それでは、なぜ法務省が担当しているのか、と問うと、「官邸筋から強く要請されて、嫌々担当せざるを得なくなったのだ」と説明した。では、官邸筋が入管法改正をやらねばならないと考えたのはなぜか。

「それは全国あちこちの、特に中小企業の経営者たちから、深刻な人手不足で急いで外国人労働者を増強してもらわないと倒産してしまう、という悲鳴を聞かされたからです」

 現在、日本の人手不足はの手も借りたいほどに深刻で、約60万人も不足しているようだ。

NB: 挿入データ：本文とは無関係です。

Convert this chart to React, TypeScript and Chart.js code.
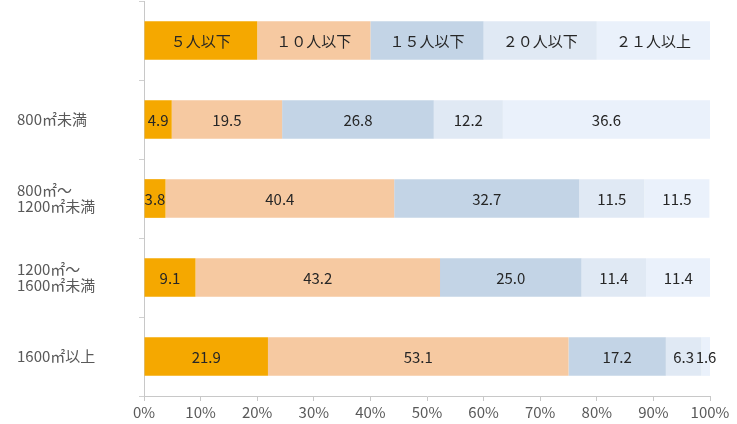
import React, { useEffect, useRef } from "react";
import { Chart, registerables } from "chart.js";

Chart.register(...registerables);

const categories: (string | string[])[] = [
  "",
  ["800㎡未満"],
  ["800㎡～", "1200㎡未満"],
  ["1200㎡～", "1600㎡未満"],
  ["1600㎡以上"],
];
const seriesNames = ["５人以下", "１０人以下", "１５人以下", "２０人以下", "２１人以上"];
const s5 = [20, 4.9, 3.8, 9.1, 21.9];
const s10 = [20, 19.5, 40.4, 43.2, 53.1];
const s15 = [20, 26.8, 32.7, 25.0, 17.2];
const s20 = [20, 12.2, 11.5, 11.4, 6.3];
const s21 = [20, 36.6, 11.5, 11.4, 1.6];
const seriesValues = [s5, s10, s15, s20, s21];
const seriesColors = ["#F5A800", "#F6C9A1", "#C3D4E6", "#E0E9F4", "#EAF1FB"];

const FONT = '"Noto Sans CJK JP", "Noto Sans", sans-serif';

const labelPlugin = {
  id: "barLabels",
  afterDatasetsDraw(chart: any) {
    const ctx = chart.ctx;
    ctx.save();
    ctx.font = `15px ${FONT}`;
    ctx.fillStyle = "#262626";
    ctx.textAlign = "center";
    ctx.textBaseline = "middle";
    chart.data.datasets.forEach((ds: any, di: number) => {
      const meta = chart.getDatasetMeta(di);
      meta.data.forEach((el: any, i: number) => {
        const { x, base, y } = el.getProps(["x", "base", "y"], true);
        const text = i === 0 ? ds.label : Number(ds.data[i]).toFixed(1);
        ctx.fillText(text, (x + base) / 2, y + 1);
      });
    });
    ctx.restore();
  },
};

export default function App() {
  const ref = useRef<HTMLCanvasElement | null>(null);
  useEffect(() => {
    if (!ref.current) return;
    Chart.defaults.font.family = FONT;
    const chart = new Chart(ref.current, {
      type: "bar",
      data: {
        labels: categories as any,
        datasets: seriesNames.map((name, i) => ({
          label: name,
          data: seriesValues[i],
          backgroundColor: seriesColors[i],
          borderWidth: 0,
          categoryPercentage: 1,
          barPercentage: 0.49,
        })),
      },
      options: {
        indexAxis: "y",
        animation: false,
        responsive: false,
        layout: { padding: { left: 17, right: 27, top: 1, bottom: 0 } },
        plugins: {
          legend: { display: false },
          tooltip: { enabled: false },
        },
        scales: {
          x: {
            stacked: true,
            min: 0,
            max: 100,
            ticks: {
              stepSize: 10,
              callback: (v: any) => `${v}%`,
              color: "#595959",
              font: { size: 15, family: FONT },
              padding: 2,
              maxRotation: 0,
            },
            grid: {
              drawOnChartArea: false,
              drawTicks: true,
              tickLength: 5,
              color: "#c8c8c8",
            },
            border: { display: true, color: "#c8c8c8" },
            afterFit: (scale: any) => {
              scale.height = 28;
            },
          },
          y: {
            stacked: true,
            ticks: {
              color: "#595959",
              font: { size: 15, family: FONT, lineHeight: 1.1 },
              crossAlign: "far",
            },
            grid: {
              offset: true,
              drawOnChartArea: false,
              drawTicks: true,
              tickLength: 5,
              color: "#d0d0d0",
            },
            border: { display: true, color: "#c8c8c8" },
            afterFit: (scale: any) => {
              scale.width = 127;
              scale.paddingTop = 0;
              scale.paddingBottom = 0;
            },
          },
        },
      },
      plugins: [labelPlugin],
    } as any);
    return () => chart.destroy();
  }, []);
  return (
    <div style={{ position: "absolute", left: 0, top: 0, width: 737, height: 424 }}>
      <canvas ref={ref} width={737} height={424} style={{ display: "block" }} />
    </div>
  );
}
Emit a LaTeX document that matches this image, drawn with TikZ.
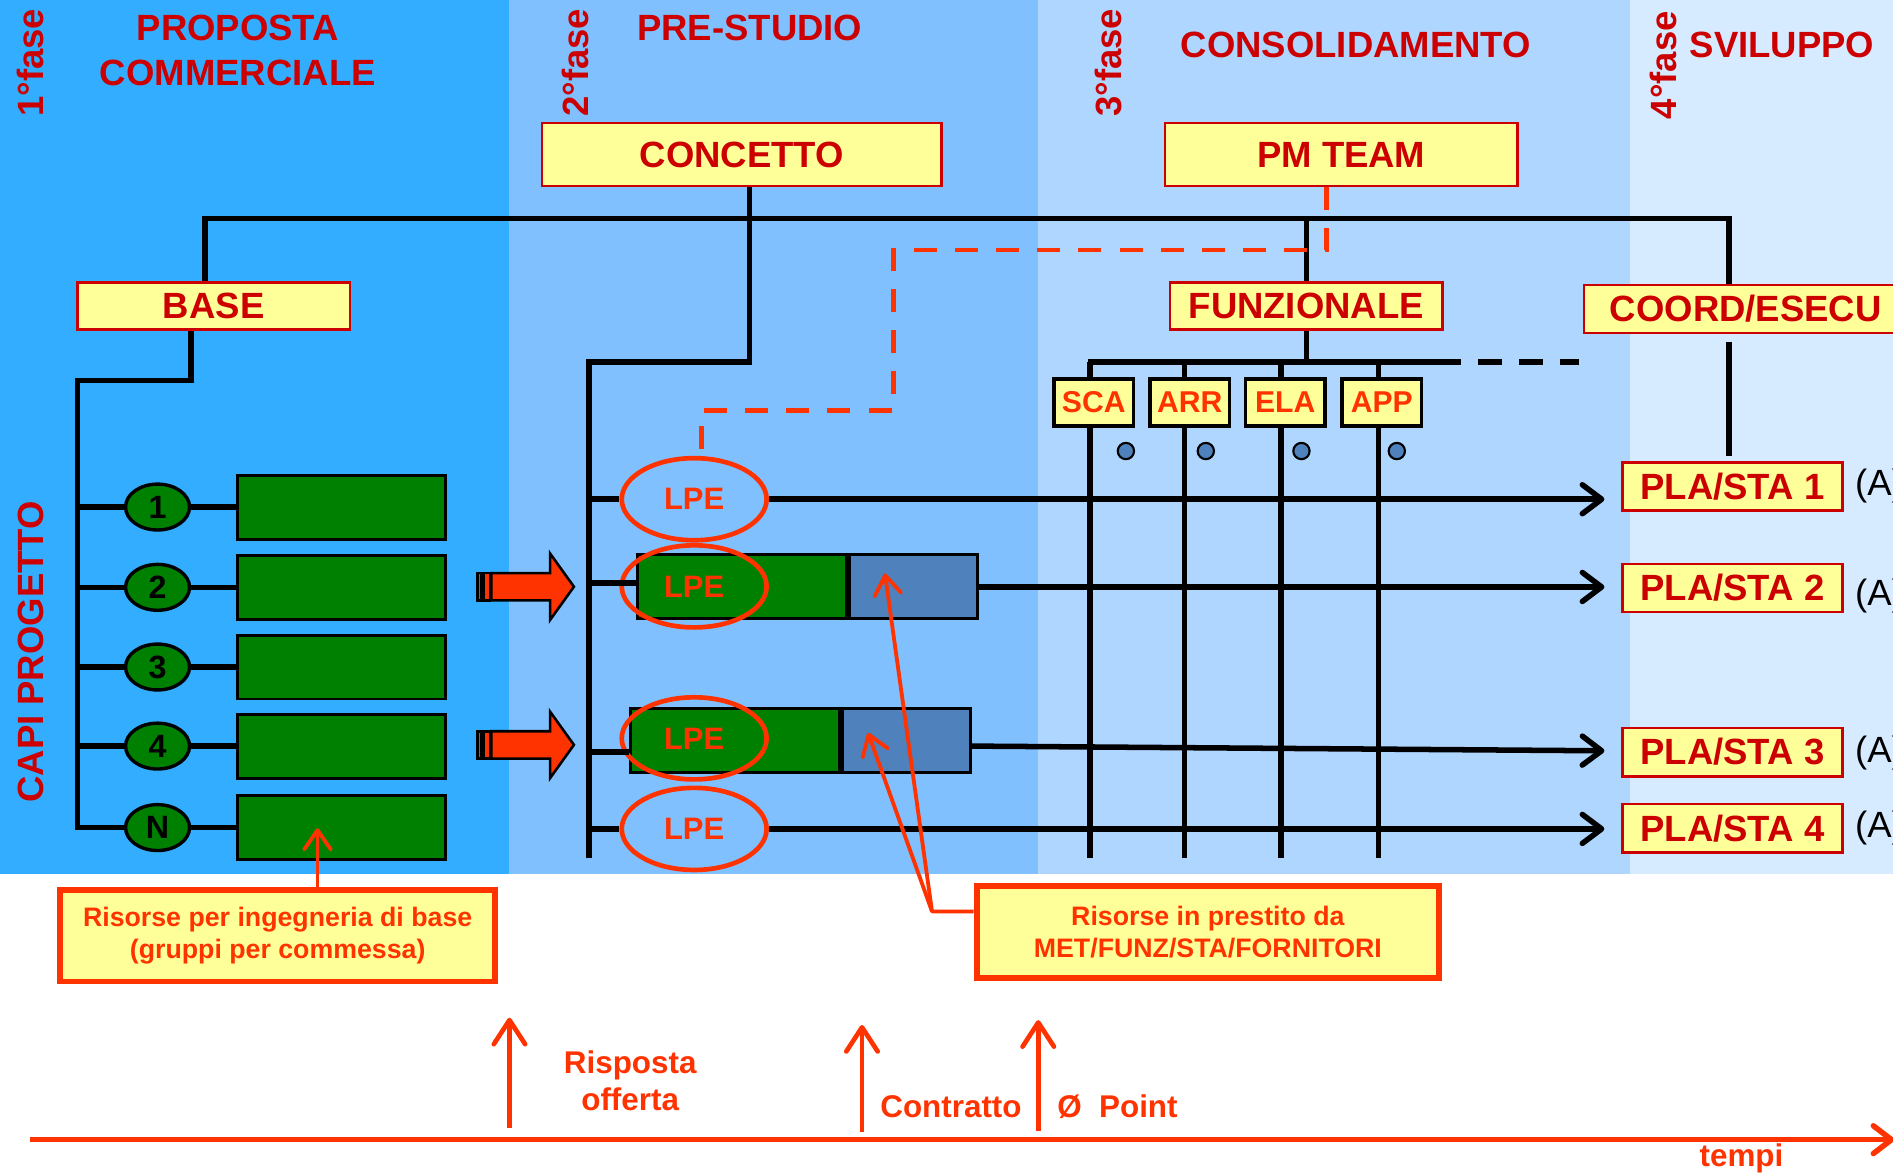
\documentclass[tikz,border=0pt]{standalone}
\usepackage{fontspec}
\setmainfont{Liberation Sans}
\usetikzlibrary{positioning,arrows.meta,shapes.geometric}
\definecolor{titlered}{HTML}{CC0000}
\definecolor{alertred}{HTML}{FF3300}
\definecolor{paleyellow}{HTML}{FFFF99}
\definecolor{teamgreen}{HTML}{008000}
\definecolor{loanblue}{HTML}{4F81BD}
\definecolor{faseA}{HTML}{33ADFF}
\definecolor{faseB}{HTML}{80C0FF}
\definecolor{faseC}{HTML}{AED6FF}
\definecolor{faseD}{HTML}{D6EBFF}

\begin{document}
\begin{tikzpicture}[x=0.1mm, y=-0.1mm, font=\bfseries\fontsize{8.6}{10.5}\selectfont,
  box/.style={draw=titlered, line width=0.6pt, fill=paleyellow, text=titlered, inner sep=0pt},
  unitbox/.style={draw=black, line width=0.8pt, fill=paleyellow, text=alertred, inner sep=0pt, minimum width=6.6mm, minimum height=3.9mm, font=\bfseries\fontsize{7.1}{8}\selectfont},
  capo/.style={ellipse, draw=black, line width=0.8pt, fill=teamgreen, inner sep=0pt, minimum width=5.3mm, minimum height=3.8mm, font=\bfseries\fontsize{7.6}{8}\selectfont},
  team/.style={draw=black, line width=0.7pt, fill=teamgreen, inner sep=0pt, minimum width=17.2mm, minimum height=5.3mm},
  loan/.style={draw=black, line width=0.7pt, fill=loanblue, inner sep=0pt, minimum width=10.6mm, minimum height=5.3mm},
  lpe/.style={ellipse, draw=alertred, line width=1.1pt, inner sep=0pt, minimum width=12mm, minimum height=6.8mm, text=alertred, font=\bfseries\fontsize{7.3}{8}\selectfont},
  notebox/.style={draw=alertred, line width=1.4pt, fill=paleyellow, text=alertred, align=center, inner sep=0pt, font=\bfseries\fontsize{6.3}{7.7}\selectfont},
  titletext/.style={text=titlered, align=center},
  fasetext/.style={titletext, rotate=90},
  eventtext/.style={text=alertred, align=center, font=\bfseries\fontsize{7.4}{8.8}\selectfont},
  dot/.style={circle, draw=black, line width=0.5pt, fill=loanblue, inner sep=0pt, minimum size=1.35mm},
  link/.style={black, line width=1.3pt},
  flow/.style={link, -{Straight Barb[round,length=1.6mm,width=2.4mm]}, shorten >=1.4mm},
  pointer/.style={alertred, line width=0.9pt, -{Straight Barb[round,length=1.6mm,width=2.2mm]}},
  loandash/.style={alertred, line width=1.1pt, dash pattern=on 5.4pt off 4.3pt},
  milestone/.style={alertred, line width=1.1pt, -{Straight Barb[round,length=2mm,width=2.6mm]}}]
  \useasboundingbox (0,0) rectangle (1568,972);
  \clip (0,0) rectangle (1568,972);

  \fill[faseA] (0,0) rectangle (422,724);
  \fill[faseB] (422,0) rectangle (860,724);
  \fill[faseC] (860,0) rectangle (1350,724);
  \fill[faseD] (1350,0) rectangle (1568,724);

  \node[fasetext] (fase1) at (25,52) {1°fase};
  \node[fasetext] (fase2) at (477,52) {2°fase};
  \node[fasetext] (fase3) at (918,52) {3°fase};
  \node[fasetext] (fase4) at (1378,54) {4°fase};
  \node[titletext] (proposta) at (197,42) {PROPOSTA\\COMMERCIALE};
  \node[titletext] (prestudio) at (621,23) {PRE-STUDIO};
  \node[titletext] (consolid) at (1123,37) {CONSOLIDAMENTO};
  \node[titletext] (sviluppo) at (1476,37) {SVILUPPO};
  \node[fasetext] (capi) at (26,540) {CAPI PROGETTO};

  \node[box, minimum width=33.1mm, minimum height=5.2mm] (concetto) at (614.5,128) {CONCETTO};
  \node[box, minimum width=29.2mm, minimum height=5.2mm] (pmteam) at (1111,128) {PM TEAM};
  \node[box, minimum width=22.6mm, minimum height=3.9mm] (base) at (177,253.5) {BASE};
  \node[box, minimum width=22.6mm, minimum height=3.9mm] (funzionale) at (1082,253.5) {FUNZIONALE};
  \node[box, minimum width=26.8mm, minimum height=4mm] (coord) at (1446,256) {COORD/ESECU};
  \foreach \i/\yy in {1/403,2/487,3/623,4/686}
    \node[box, minimum width=18.2mm, minimum height=4mm] (pla\i) at (1435,\yy) {PLA/STA \i};
  \foreach \i/\yy in {1/403,2/494,3/624,4/686}
    \node[anchor=west, inner sep=0pt, font=\mdseries\fontsize{8.6}{10}\selectfont] (nota\i) at (1536,\yy) {(A)};

  \node[unitbox] (sca) at (906,333.5) {SCA};
  \node[unitbox] (arr) at (985.5,333.5) {ARR};
  \node[unitbox] (ela) at (1064.5,333.5) {ELA};
  \node[unitbox] (app) at (1144.5,333.5) {APP};
  \foreach \xx [count=\i] in {932.6,998.8,1078,1157}
    \node[dot] (dot\i) at (\xx,373.6) {};

  \foreach \i/\lab/\yy in {1/1/420,2/2/486.5,3/3/552.5,4/4/618,5/N/685.5} {
    \node[capo] (capo\i) at (130.5,\yy) {\lab};
    \node[team] (team\i) at (283,\yy) {};
  }

  \node[team, minimum width=17.3mm] (green2) at (614.4,486.2) {};
  \node[loan, anchor=west] (loan2) at (green2.east) {};
  \node[team, minimum width=17.3mm] (green3) at (608.8,613.7) {};
  \node[loan, anchor=west] (loan3) at (green3.east) {};
  \foreach \i/\yy in {1/413.5,2/485.7,3/611.6,4/686.6}
    \node[lpe] (lpe\i) at (575,\yy) {LPE};

  \foreach \yy in {486,617} {
    \filldraw[fill=alertred, draw=black, line width=0.6pt]
      (407,\yy-11.3) -- (455.6,\yy-11.3) -- (455.6,\yy-27.6) -- (475.4,\yy)
      -- (455.6,\yy+27.6) -- (455.6,\yy+11.3) -- (407,\yy+11.3) -- cycle;
    \filldraw[fill=alertred, draw=black, line width=0.6pt] (400.3,\yy-11.3) rectangle (406,\yy+11.3);
    \filldraw[fill=alertred, draw=black, line width=0.6pt] (395.3,\yy-11.3) rectangle (399,\yy+11.3);
  }

  \node[notebox, minimum width=36mm, minimum height=7.6mm] (note1) at (230,775) {Risorse per ingegneria di base\\(gruppi per commessa)};
  \node[notebox, minimum width=38.3mm, minimum height=7.6mm] (note2) at (1000.5,772) {Risorse in prestito da\\MET/FUNZ/STA/FORNITORI};

  \coordinate (busL) at (170,181);
  \coordinate (busR) at (1432,181);
  \draw[link] (base.north -| busL) -- (busL) -- (busR) -- (coord.north -| busR);
  \draw[link] (funzionale.north) -- (funzionale.north |- busL);
  \draw[link, shorten <=0.6mm, shorten >=0.4mm] (coord.south -| busR) -- (pla1.north -| busR);

  \coordinate (capiTop) at (64,315);
  \draw[link] (base.south -| 158,0) |- (capiTop) |- (capo5.west);
  \foreach \i in {1,...,4}
    \draw[link] (capo\i.west -| capiTop) -- (capo\i.west);
  \foreach \i in {1,...,5}
    \draw[link] (capo\i.east) -- (team\i.west);

  \coordinate (lpeTop) at (488,300);
  \coordinate (lpeBot) at (488,711);
  \draw[link] ([xshift=0.65mm]concetto.south) |- (lpeTop) -- (lpeBot);
  \draw[link] (lpe1.west -| lpeTop) -- (lpe1.west);
  \draw[link] (lpeTop |- 0,483) -- (green2.west |- 0,483);
  \draw[link] (lpeTop |- 0,623) -- (green3.west |- 0,623);
  \draw[link] (lpe4.west -| lpeTop) -- (lpe4.west);

  \coordinate (funL) at (901,300);
  \coordinate (funR) at (1190,300);
  \coordinate (funE) at (1308,300);
  \draw[link] (funzionale.south) -- (funzionale.south |- funL);
  \draw[link] (funL) -- (funR);
  \draw[link, dash pattern=on 5.7pt off 4pt] (funR) -- (funE);
  \foreach \u/\xx in {sca/903,arr/981,ela/1061,app/1142} {
    \draw[link] (\xx,300) -- (\u.north -| \xx,0);
    \draw[link] (\u.south -| \xx,0) -- (\xx,711);
  }

  \draw[flow] (lpe1.east) -- (lpe1.east -| pla1.west);
  \draw[flow] (loan2.east) -- (loan2.east -| pla2.west);
  \draw[flow] (loan3.east |- 0,618) -- (pla3.west |- 0,622);
  \draw[flow] (lpe4.east) -- (lpe4.east -| pla4.west);

  \draw[loandash] (pmteam.south -| 1099,0) |- (740,207) |- (581,340) -- (lpe1.north -| 581,0);

  \coordinate (corner) at (772,755);
  \coordinate (tipA) at (733,475);
  \coordinate (tipB) at (719,607);
  \coordinate (tipC) at (263,686);
  \draw[pointer, line join=round] (note2.west |- corner) -- (corner) -- (tipA);
  \draw[pointer] (corner) -- (tipB);
  \draw[pointer] (note1.north -| tipC) -- (tipC);

  \coordinate (t0) at (25,944);
  \coordinate (t1) at (1569,944);
  \draw[alertred, line width=1.3pt, -{Straight Barb[round,length=1.5mm,width=2.3mm]}] (t0) -- (t1);
  \node[eventtext, anchor=base] (tempi) at (1442.5,966) {tempi};

  \coordinate (rispB) at (422,934);
  \coordinate (rispT) at (422,843);
  \coordinate (contB) at (714,938);
  \coordinate (contT) at (714,849);
  \coordinate (zeroB) at (860,937);
  \coordinate (zeroT) at (860,845);
  \draw[milestone] (rispB) -- (rispT);
  \draw[milestone] (contB) -- (contT);
  \draw[milestone] (zeroB) -- (zeroT);
  \node[eventtext] (risposta) at (522,895) {Risposta\\offerta};
  \node[eventtext, anchor=base] (contratto) at (787.7,926) {Contratto};
  \node[eventtext, anchor=base] (zeropoint) at (925.6,926) {Ø\ \ Point};
\end{tikzpicture}
\end{document}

「ところが、国会で審議を続けると、どうしても移民の問題になってしまう。特定技能1号、2号というのは、実質的には移民ですからね。しかし、日本会議など、大本の保守は移民には絶対反対なのですよ。だから安倍首相は『移民ではない』と繰り返し言っている。移民の問題になると困る。だから官邸筋は、国会審議をできるかぎり短くせよ、と法務省に求めていたのです」

 具体的な内容が定まっていなくて、来年の4月までに法体系が詰められるのか、と問うと、「法務省の官僚たちは、『そんなことは自分たちに責任はない。官邸筋が作るのだろう』と平然と言っている」と語った。

 しかも、自民党議員が何と、「(6日に)野党が技能実習生の69人が死亡していると発表したが、実は法務省の官僚たちが野党にリークしたのだ」と漏らした。そんなことってあるのか、と何度も問い返したが自信がありそうだった。